Questo articolo è disponibile anche in: Italiano Spagnolo Francese Portoghese

Quesito

Rev. padre Angelo
avrei bisogno di conoscere l’esatta esegesi delle seguenti frasi del vangelo:
1: “compelle intrare”
e 2 “…ma chi non crederà sarà condannato”.
Mi sorge infatti il dubbio che entrambe (la prima direttamente e la seconda indirettamente) costringano l’uomo a credere, violando la sua libertà. Mi scuso se, di quando in quando vengo a disturbarla ma le sarei veramente grato se mi chiarisse il vero significato delle suddette frasi.


Risposta del sacerdote

Carissimo,
1. “compelle intrare” (Lc 14,23) viene tradotto dalla Conferenza Episcopale Italiana con “costringili a entrare”.
Queste sono le parole di quell’uomo che secondo la parabola evangelica diede una grande cena e fece molti inviti, ma molti ricusarono di andare.
Allora quell’uomo mandò i servi a chiamare tutti quelli che avesse trovato per strada e per le piazze dicendo: “costringili a entrare”.
Il significato più ovvio di queste parole è quello di mostrare quanto sia vivo il desiderio di Dio di rendere gli uomini partecipi della sua vita e della sua felicità.
Costringili poi va inteso non nel senso di usare la forza fisica, ma di persuadere.

2. La Bibbia di Gerusalemme annota: “La forza usata per introdurre questi miseri vuole esprimere solo il trionfo della grazia sulla loro impreparazione, non una violazione della loro coscienza.
È noto l’abuso fatti nel corso della storia su questo “compelle intrare”.

3. La seconda domanda riguarda le parole che Gesù ha detto mandando gli apostoli nel mondo a predicare il Vangelo: “Chi crederà e sarà battezzato sarà salvato, ma chi non crederà sarà condannato” (Mc 16,16).
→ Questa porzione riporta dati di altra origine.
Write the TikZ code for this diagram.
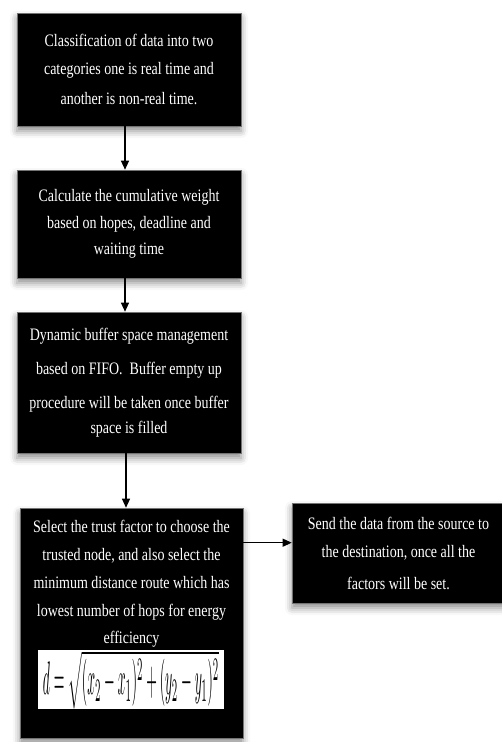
\documentclass[tikz,border=0pt]{standalone}
\usepackage{fontspec}
\setmainfont{Liberation Serif}[FakeStretch=0.8]
\usepackage{graphicx}
\usetikzlibrary{arrows.meta,shadows.blur}
\begin{document}
\begin{tikzpicture}[x=1pt,y=-1pt,
  box/.style={rectangle, fill=black, draw=black!55, line width=0.6pt,
    text=white, align=center, inner sep=0pt,
    blur shadow={shadow xshift=0pt, shadow yshift=-5pt, shadow blur radius=7pt, shadow opacity=45},
    font=\fontsize{17.5}{20}\selectfont},
  arr/.style={line width=1.1pt, -{Triangle[length=9pt,width=8pt]}}]
\useasboundingbox (0,0) rectangle (502,742);
\node[box, minimum width=224pt, minimum height=113pt] (b1) at (129,69.5)
  {Classification of data into two\\[8pt] categories one is real time and\\[10pt] another is non-real time.};
\node[box, minimum width=224pt, minimum height=108pt] (b2) at (129,224)
  {Calculate the cumulative weight\\[7pt] based on hopes, deadline and\\[6pt] waiting time};
\node[box, minimum width=224pt, minimum height=141pt] (b3) at (129,382.5)
  {Dynamic buffer space management\\[14pt] based on FIFO.\ \ Buffer empty up\\[14pt] procedure will be taken once buffer\\[5pt] space is filled};
\node[box, minimum width=223pt, minimum height=230pt] (b4) at (131.5,623) {};
\node[text=white, align=center, anchor=north, font=\fontsize{17.5}{20}\selectfont, inner sep=0pt] (t4) at (131.5,520)
  {Select the trust factor to choose the\\[8pt] trusted node, and also select the\\[8pt] minimum distance route which has\\[8pt] lowest number of hops for energy\\[7pt] efficiency};
\node[fill=white, minimum width=186pt, minimum height=53pt, inner sep=0pt] (f4) at (131,679.5)
  {\resizebox{176pt}{44pt}{$d=\sqrt{(x_2-x_1)^2+(y_2-y_1)^2}$}};
\node[box, minimum width=213pt, minimum height=100pt] (b5) at (398.5,553)
  {Send the data from the source to\\[8pt] the destination, once all the\\[12pt] factors will be set.};
\draw[arr] ([xshift=-4pt]b1.south) -- ([xshift=-4pt]b2.north);
\draw[arr] ([xshift=-4pt]b2.south) -- ([xshift=-4pt]b3.north);
\draw[arr] ([xshift=-3pt]b3.south) -- ([xshift=-5.5pt]b4.north);
\draw[arr] ([yshift=-35pt]b4.north east) -- ([yshift=-35pt]b4.north east -| b5.west);
\end{tikzpicture}
\end{document}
4. La motivazione teologica di questa necessità si fonda sul modo specificamente umano di vivere e di operare.
Infatti una volta che l’uomo ha raggiunto l’uso di ragione e incomincia a vivere in modo responsabile, cosciente e libero, gli è indispensabile conoscere il significato vero della sua vita, il fine cui ordinare i suoi atti.
Ora il fine ultimo cui di fatto è stato ordinato da Dio non è solo quello proporzionato alla sua natura e alle sue capacità, fine che egli potrebbe conoscere e perseguire da solo, ma è il fine soprannaturale, gratuito e non dovuto in alcun modo, consistente nel partecipare alla vita, alla conoscenza e all’amicizia con Dio.
È un fine, dice S. Tommaso, che l’uomo non può conoscere se non per rivelazione e non può accogliere che con la fede soprannaturale per modum addiscentis a Deo doctore (come un discepolo che lo impara dal magistero di Dio) (cf. Somma teologica, II-II, 2, 3).

5. La lettera agli ebrei dice che per chi non è stato raggiunto dall’annuncio del Vangelo si richiede almeno “che creda che Dio esiste e che ricompensa coloro che lo cercano” (Eb 11,6).
Queste due affermazioni riguardano quelle verità prime e fondamentali che non possono essere racchiuse in nessun’altra verità superiore o più generale e pertanto contengono implicitamente tutte le altre.
Tutti gli uomini, per salvarsi, devono possedere almeno questo minimo di fede.
Ed ecco la ragione portata da S. Tommaso: “Perché nell’essere divino (Dio esiste) sono incluse tutte le cose che crediamo esistere eternamente in Dio e nelle quali consisterà la nostra beatitudine; e nella fede nella provvidenza (ricompensa coloro che lo cercano) sono inclusi tutti i mezzi di cui Dio si serve nel tempo per la salvezza degli uomini” (Somma teologica, II-II, 1, 7).
Le altre verità non si è tenuti a crederle in maniera esplicita, essendo sufficiente crederle implicitamente con la disposizione dell’animo.

Ti auguro ogni bene, ti ricordo al Signore e ti benedico.